„Wir laufen den Kriminellen hinterher“

Gerade bei schweren Verbrechen kann sie helfen: Für Helge Stoll, Landeschef des Bundes Deutscher Kriminalbeamter (BDK), ist die Vorratsdatenspeicherung alternativlos. Das sagte er SZ-Redakteur Pascal Becher.

Herr Stoll, warum ist es für Kriminalbeamte gut, Unmengen an Telefon- und Internetdaten der Bürger ohne konkreten Anlass auf Vorrat zu speichern?

Stoll: Weil wir nie wissen, wann ein Verbrechen passiert. Bei unseren späteren Ermittlungen helfen aber Internet- und Telefondaten dabei, herauszufinden, wer die Täter waren und wer die Komplizen. Insbesondere auch bei der Tatvorbereitung. Und darin liegt die Krux: Haben wir die Daten vorher nicht gespeichert, können wir sie später nicht einsehen. Ganz einfach.

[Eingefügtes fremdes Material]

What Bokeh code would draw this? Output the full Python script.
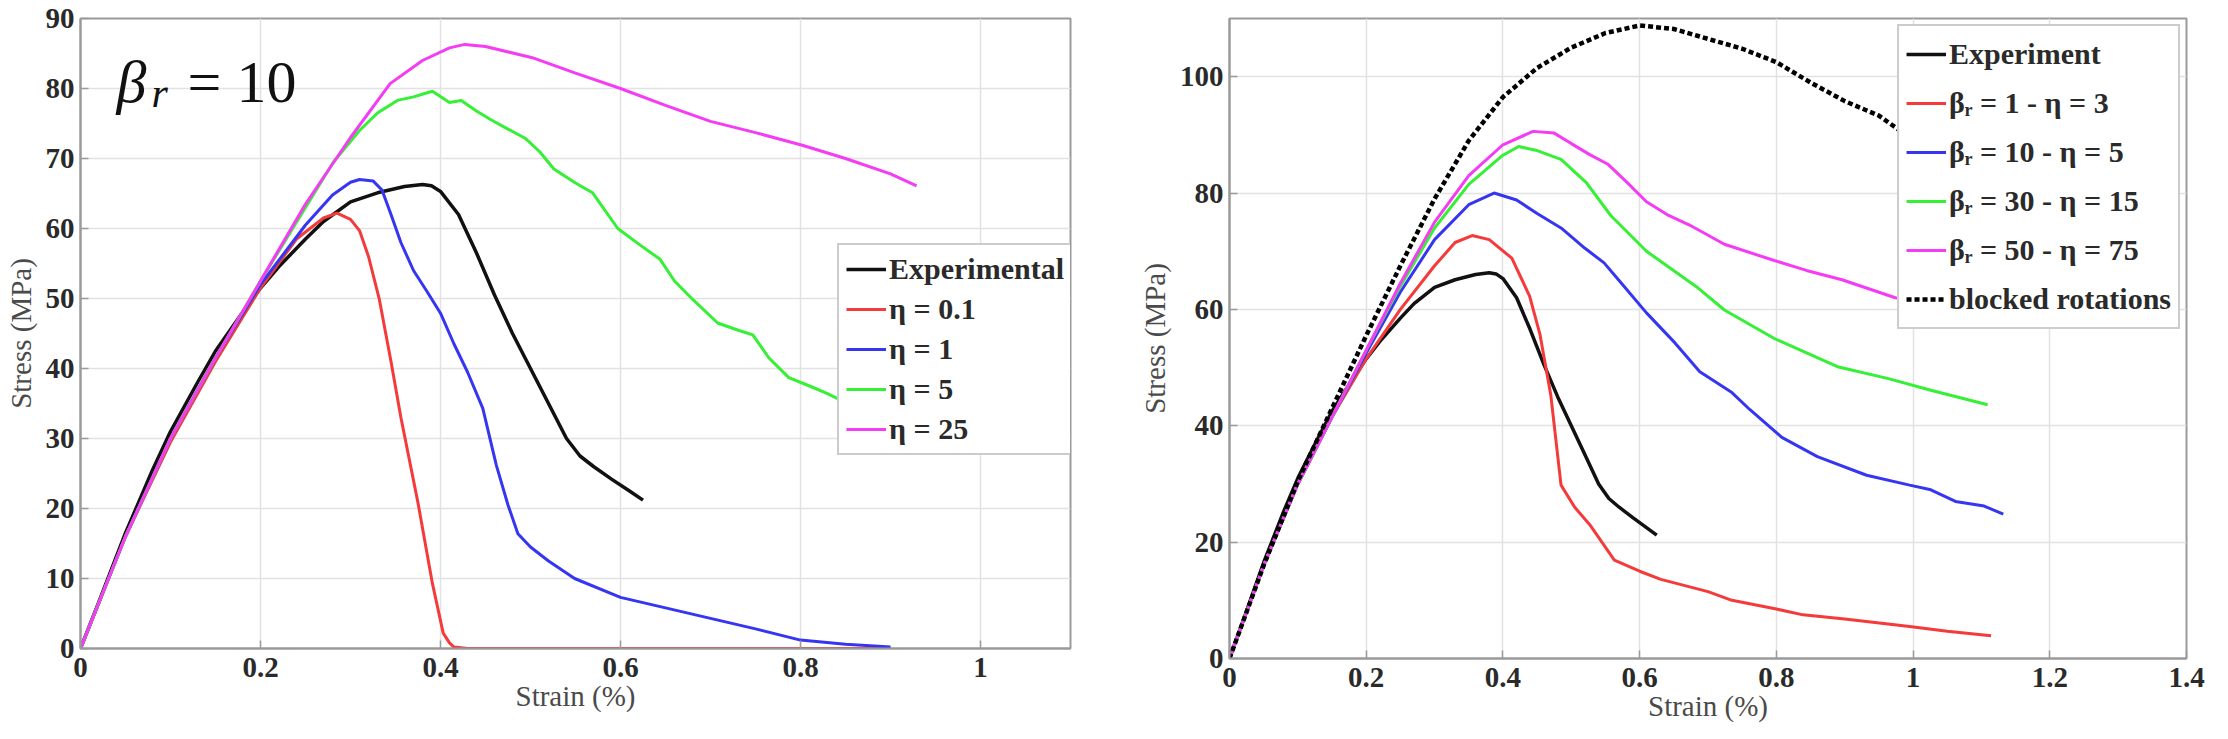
from bokeh.plotting import figure
from bokeh.layouts import row
from bokeh.models import Label, FixedTicker, NumeralTickFormatter, Range1d
from bokeh.embed import file_html
from bokeh.resources import INLINE

# ---------------- data ----------------
exp_x = [0, 0.02, 0.05, 0.08, 0.1, 0.13, 0.15, 0.18, 0.2, 0.22, 0.25, 0.27, 0.3, 0.33, 0.36, 0.38,
         0.39, 0.40, 0.42, 0.44, 0.46, 0.48, 0.50, 0.52, 0.54, 0.555, 0.57, 0.59, 0.61, 0.625]
exp_y = [0, 6.5, 16.5, 25.5, 31, 38, 42.5, 48, 51.5, 54.5, 58.5, 61, 63.8, 65.1, 66, 66.3,
         66.1, 65.3, 62, 56.5, 50.5, 45, 40, 35, 30, 27.5, 26, 24.2, 22.5, 21.2]

# left chart (beta_r = 10)
eta01_x = [0, 0.05, 0.1, 0.15, 0.2, 0.24, 0.27, 0.285, 0.30, 0.31, 0.32, 0.332, 0.345, 0.356,
           0.375, 0.391, 0.403, 0.41, 0.415, 0.43, 0.9]
eta01_y = [0, 16, 29.5, 41, 51.5, 58.5, 61.5, 62.2, 61.3, 59.7, 56, 49.9, 41, 33,
           20.8, 9.3, 2.2, 0.8, 0.2, 0, 0]
eta1_x = [0, 0.05, 0.1, 0.15, 0.2, 0.25, 0.28, 0.30, 0.31, 0.325, 0.335, 0.345, 0.356, 0.37, 0.385,
          0.40, 0.415, 0.43, 0.447, 0.462, 0.475, 0.486, 0.5, 0.52, 0.549, 0.6, 0.65, 0.7, 0.75,
          0.8, 0.85, 0.9]
eta1_y = [0, 16, 30, 41.5, 52, 60.5, 64.8, 66.6, 67, 66.8, 65.5, 62, 58, 54, 51,
          47.9, 43.5, 39.5, 34.3, 26.2, 20.5, 16.4, 14.5, 12.5, 10, 7.3, 5.8, 4.3, 2.8,
          1.2, 0.6, 0.2]
eta5_x = [0, 0.05, 0.1, 0.15, 0.2, 0.25, 0.281, 0.31, 0.33, 0.352, 0.37, 0.391, 0.41, 0.423, 0.44,
          0.455, 0.475, 0.494, 0.51, 0.526, 0.55, 0.569, 0.597, 0.62, 0.644, 0.66, 0.68, 0.708,
          0.73, 0.747, 0.765, 0.787, 0.81, 0.83, 0.86]
eta5_y = [0, 16, 30, 41.5, 52.5, 63, 69.5, 74, 76.5, 78.3, 78.8, 79.6, 78, 78.3, 76.8,
          75.6, 74.2, 72.9, 71, 68.5, 66.5, 65.1, 60, 57.8, 55.6, 52.5, 49.9, 46.5,
          45.5, 44.8, 41.5, 38.7, 37.5, 36.4, 34.5]
eta25_x = [0, 0.05, 0.1, 0.15, 0.2, 0.25, 0.3, 0.344, 0.38, 0.41, 0.427, 0.45, 0.502, 0.55, 0.6,
           0.65, 0.7, 0.75, 0.802, 0.85, 0.9, 0.929]
eta25_y = [0, 16, 30, 41.5, 52.5, 63.5, 73, 80.7, 84, 85.8, 86.3, 86, 84.4, 82.2, 80,
           77.6, 75.3, 73.7, 71.9, 70, 67.8, 66.1]

# right chart
b1_x = [0, 0.05, 0.1, 0.15, 0.2, 0.25, 0.3, 0.33, 0.355, 0.38, 0.413, 0.439, 0.454, 0.47, 0.485,
        0.505, 0.527, 0.563, 0.6, 0.631, 0.7, 0.735, 0.8, 0.839, 0.9, 0.995, 1.05, 1.114]
b1_y = [0, 16, 30, 41.5, 51.5, 60, 67.5, 71.5, 72.7, 72, 68.8, 62.3, 55.8, 45.3, 29.8,
        26, 23, 16.9, 15, 13.6, 11.5, 10, 8.5, 7.5, 6.8, 5.5, 4.7, 3.9]
b10_x = [0, 0.05, 0.1, 0.15, 0.2, 0.25, 0.3, 0.35, 0.387, 0.42, 0.45, 0.485, 0.52, 0.548, 0.569,
         0.61, 0.652, 0.688, 0.735, 0.761, 0.808, 0.86, 0.932, 0.995, 1.026, 1.062, 1.104, 1.132]
b10_y = [0, 16, 30, 41.5, 52.5, 63, 72, 78, 80, 78.8, 76.5, 74, 70.5, 68, 65.1,
         59.4, 54.2, 49.3, 45.7, 42.8, 38, 34.7, 31.5, 29.8, 29, 27, 26.2, 24.8]
b30_x = [0, 0.05, 0.1, 0.15, 0.2, 0.25, 0.3, 0.35, 0.4, 0.423, 0.45, 0.485, 0.522, 0.558, 0.61,
         0.683, 0.724, 0.797, 0.891, 0.964, 1.026, 1.109]
b30_y = [0, 16, 30, 41.5, 53, 64, 74, 81.5, 86.5, 88, 87.3, 85.8, 81.8, 76.1, 70,
         63.9, 59.9, 55, 50.1, 48.1, 46.1, 43.6]
b50_x = [0, 0.05, 0.1, 0.15, 0.2, 0.25, 0.3, 0.35, 0.4, 0.444, 0.475, 0.5, 0.527, 0.553, 0.58,
         0.61, 0.64, 0.673, 0.724, 0.797, 0.844, 0.896, 0.974, 1.05, 1.11]
b50_y = [0, 16, 30, 41.5, 53, 64.5, 75, 83, 88.3, 90.6, 90.3, 88.5, 86.6, 85, 82,
         78.5, 76.3, 74.5, 71.2, 68.4, 66.7, 65.1, 62, 60.5, 59.5]
blk_x = [0, 0.05, 0.1, 0.15, 0.2, 0.25, 0.3, 0.35, 0.4, 0.45, 0.5, 0.55, 0.6, 0.65, 0.7, 0.75,
         0.8, 0.85, 0.9, 0.95, 0.98, 1.05, 1.11]
blk_y = [0, 16, 30.5, 43, 55.5, 67.5, 79, 89, 96.5, 101.5, 105, 107.5, 108.8, 108.2, 106.5, 104.8,
         102.5, 99, 95.8, 93.3, 90.8, 86, 82]

left_xticks = [0, 0.2, 0.4, 0.6, 0.8, 1]
left_yticks = [0, 10, 20, 30, 40, 50, 60, 70, 80, 90]
right_xticks = [0, 0.2, 0.4, 0.6, 0.8, 1, 1.2, 1.4]
right_yticks = [0, 20, 40, 60, 80, 100]

left_labels = ["Experimental", "η = 0.1", "η = 1", "η = 5", "η = 25"]
right_labels = ["Experiment", "βᵣ = 1 - η = 3", "βᵣ = 10 - η = 5", "βᵣ = 30 - η = 15",
                "βᵣ = 50 - η = 75", "blocked rotations"]

BLACK = "#111111"
RED = "#f43a3a"
BLUE = "#3535f2"
GREEN = "#35f035"
MAG = "#f53cf5"
FONT = "Liberation Serif"
GRAY = "#9a9a9a"


def style(p, xticks, yticks):
    p.xaxis.ticker = FixedTicker(ticks=xticks)
    p.yaxis.ticker = FixedTicker(ticks=yticks)
    p.xgrid.ticker = FixedTicker(ticks=xticks)
    p.ygrid.ticker = FixedTicker(ticks=yticks)
    for ax in p.axis:
        ax.formatter = NumeralTickFormatter(format="0.[0]")
        ax.major_label_text_font = FONT
        ax.major_label_text_font_size = "29px"
        ax.major_label_text_font_style = "bold"
        ax.major_label_text_color = "#2a2a2a"
        ax.axis_label_text_font = FONT
        ax.axis_label_text_font_size = "29px"
        ax.axis_label_text_font_style = "normal"
        ax.axis_label_text_color = "#4a4a4a"
        ax.axis_line_color = GRAY
        ax.axis_line_width = 2
        ax.major_tick_line_color = GRAY
        ax.major_tick_line_width = 1.5
        ax.major_tick_in = 8
        ax.major_tick_out = 0
        ax.minor_tick_line_color = None
    p.xaxis.major_label_standoff = 9
    p.yaxis.major_label_standoff = 6
    p.xaxis.axis_label_standoff = 0
    p.yaxis.axis_label_standoff = 6
    for g in (p.xgrid, p.ygrid):
        g.grid_line_color = "#e2e2e2"
        g.grid_line_width = 1.5
    p.outline_line_color = GRAY
    p.outline_line_width = 2


def style_legend(lg):
    lg.label_text_font = FONT
    lg.label_text_font_size = "30px"
    lg.label_text_font_style = "bold"
    lg.label_text_color = "#2a2a2a"
    lg.glyph_width = 40
    lg.label_standoff = 3
    lg.border_line_color = GRAY
    lg.border_line_width = 2
    lg.background_fill_color = "white"
    lg.background_fill_alpha = 1
    lg.padding = 7
    lg.click_policy = "none"


# ---------------- left figure ----------------
p1 = figure(frame_width=990, frame_height=630, min_border_left=80, min_border_right=42,
            min_border_top=18, min_border_bottom=75,
            x_range=Range1d(0, 1.1), y_range=Range1d(0, 90),
            output_backend="svg", toolbar_location=None,
            x_axis_label="Strain (%)", y_axis_label="Stress (MPa)")
style(p1, left_xticks, left_yticks)

LW = 3
p1.line(exp_x, exp_y, color=BLACK, line_width=3.5, legend_label=left_labels[0])
p1.line(eta01_x, eta01_y, color=RED, line_width=LW, legend_label=left_labels[1])
p1.line(eta1_x, eta1_y, color=BLUE, line_width=LW, legend_label=left_labels[2])
p1.line(eta5_x, eta5_y, color=GREEN, line_width=LW, legend_label=left_labels[3])
p1.line(eta25_x, eta25_y, color=MAG, line_width=LW, legend_label=left_labels[4])

style_legend(p1.legend[0])
p1.legend[0].location = (757, 193)
p1.legend[0].label_height = 34
p1.legend[0].glyph_height = 34
p1.legend[0].spacing = 6

p1.add_layout(Label(x=0.04, y=80.9, text="β", text_font=FONT, text_font_size="60px",
                    text_font_style="italic", text_color="#111111",
                    text_baseline="alphabetic"))
p1.add_layout(Label(x=0.079, y=79.4, text="r", text_font=FONT, text_font_size="42px",
                    text_font_style="italic", text_color="#111111",
                    text_baseline="alphabetic"))
p1.add_layout(Label(x=0.119, y=80.9, text="= 10", text_font=FONT, text_font_size="60px",
                    text_color="#111111", text_baseline="alphabetic"))

# ---------------- right figure ----------------
p2 = figure(frame_width=957, frame_height=640, min_border_left=117, min_border_right=26,
            min_border_top=7, min_border_bottom=76,
            x_range=Range1d(0, 1.4), y_range=Range1d(0, 110),
            output_backend="svg", toolbar_location=None,
            x_axis_label="Strain (%)", y_axis_label="Stress (MPa)")
style(p2, right_xticks, right_yticks)

p2.line(exp_x, exp_y, color=BLACK, line_width=3.5, legend_label=right_labels[0])
p2.line(b1_x, b1_y, color=RED, line_width=LW, legend_label=right_labels[1])
p2.line(b10_x, b10_y, color=BLUE, line_width=LW, legend_label=right_labels[2])
p2.line(b30_x, b30_y, color=GREEN, line_width=LW, legend_label=right_labels[3])
p2.line(b50_x, b50_y, color=MAG, line_width=LW, legend_label=right_labels[4])
p2.line(blk_x, blk_y, color="#000000", line_width=4.5, line_dash="5 3",
        legend_label=right_labels[5])

style_legend(p2.legend[0])
p2.legend[0].location = "top_right"
p2.legend[0].margin = 6
p2.legend[0].label_height = 42
p2.legend[0].glyph_height = 42
p2.legend[0].spacing = 7

layout = row(p1, p2, spacing=0)
open("out.html", "w").write(file_html(layout, INLINE))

Bei welchen Verbrechen helfen solche Daten besonders?

Stoll: Gerade bei schweren Verbrechen wie Mord, Terror-Anschlägen oder Kinderpornografie. Aber auch bei Bandendelikten wie dem Enkeltrick. Also immer dann, wenn es hilft, genau zu beweisen, wer wann wo war. Vor Jahren beispielsweise gab es bei Illingen einen Mord im Fitnessstudio. Da konnten die Polizisten mithilfe der gespeicherten Telefondaten die Täter überführen.

Wie das?

Stoll: Ganz einfach: Handys hinterlassen im Betrieb Spuren. Diese Daten haben wir von den Netzbetreibern erhalten und konnten so die Gruppe der Tatverdächtigen eingrenzen und am Ende die Mörder ermitteln.

Seit 2010 ist Vorratsdatenspeicherung in Deutschland verboten. Und mit dem gestrigen Urteil bleibt das auch so. Gehen Ihnen jetzt nicht immer wieder Kriminelle durch die Lappen?

Stoll: Ja, sicher. Das passiert bereits seit 2010 genauso. Ich bin zwingend dafür, dass das Auslesen dieser sensiblen Daten in einem genau definierten Rahmen abläuft. Für Willkür ist da wirklich kein Platz. Aber das Speichern muss wieder möglich sein. Die Welt wird digitaler und so auch die Verbrechen. Wenn wir uns darauf nicht einstellen, laufen wir den Kriminellen nur hinterher. Alternativen zur Datenspeicherung gibt es nicht.